Ten years ago I adopted a dog. Those who are familiar with this column are familiar with Buddy, our tri-color Pembroke Corgi. He was at least one when I adopted him, so he is at least 11 now. We are both aging. He is getting gray around the muzzle and limps if we walk more than a mile. He still likes to give chase to rabbits and squirrels, short bursts of energy that remind him of his youth.
When we found Buddy at a Corgi rescue, he had been picked up off the streets of Fort Worth, Texas. He was skinny and sick. They called him, “Tex.” But he quickly informed us that his real name was “Buddy.” In fact he has a children’s book, Buddy the Floppy Ear Corgi that tells his whole story, not just about his name, but how he was lost, picked up by the “dog police” and rescued. I wrote it “just the way he told it to me.” It has been translated into French and Romanian.

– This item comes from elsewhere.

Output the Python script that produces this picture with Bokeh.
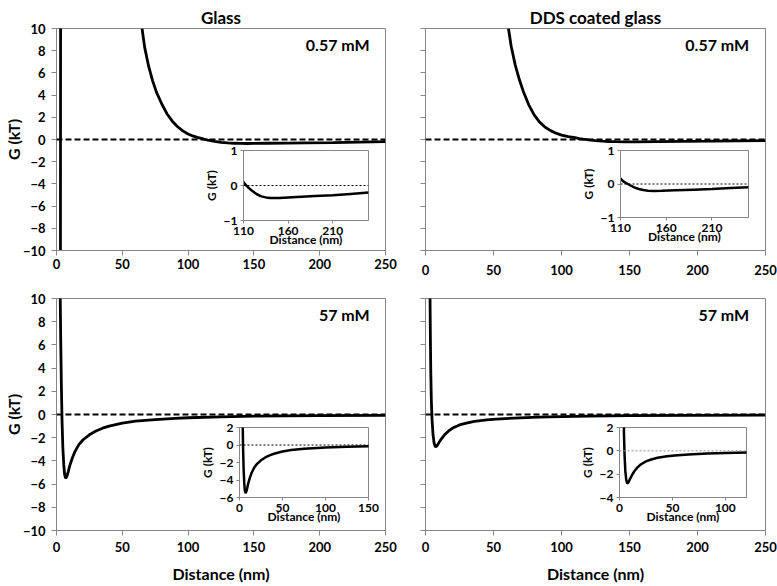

We had a number of dogs and cats that helped us raise our kids. But once they left home, I discovered I wanted my own dog. Buddy showed up, and, for the last decade he has continued to teach me lessons. Those lessons include trust, patience and perseverance.
Lately he has been teaching me lessons about acceptance. In an era when humans are increasingly aware of their differences in race, language, culture and national origin, Buddy ignores all of those differences. He just sees people.
I took him for a walk through the park. An entire group of teenagers interrupted their volleyball game and rushed over to greet Buddy. They surrounded him, laughing and smiling as they stroked his Corgi coat. We went to Estes Park, Colorado. Four times in the space of two blocks, teens, children and adults asked to pet him. We passed a homeless person. Buddy stopped and waited until a smile spread across the person’s face as they patted his head.
It doesn’t matter to Buddy. He just grins his Corgi grin, and accepts them all. Young, old, white, brown, black, homeless, handicapped, straight or gay. He doesn’t care. It is a lesson humans have to work at. We tend to look for people like ourselves and suspect those who differ.
Like the rest of us, the disciple Peter grew up with his own prejudices. He was a fisherman and a Jew from Capernaum. After he left his nets to follow Jesus he was constantly having his prejudices challenged. He followed Jesus through Samaria, a region he had been taught to avoid as a devout Jew. He watched him visit with the Samaritan woman at Jacob’s well near Sychar. He saw him touch and heal the lepers, the blind, the lame and beggars. Peter watched as he raised the daughter of a Roman Centurion to life.
It took a miraculous vision and a visit to a Roman’s home in Ceasarea for Peter to finally understand the lessons Jesus sought to teach him along the way. Peter concluded, “I most certainly understand now that God is not one to show partiality, but in every nation the man who fears Him and does what is right is welcome to Him” (Acts 10:34-35).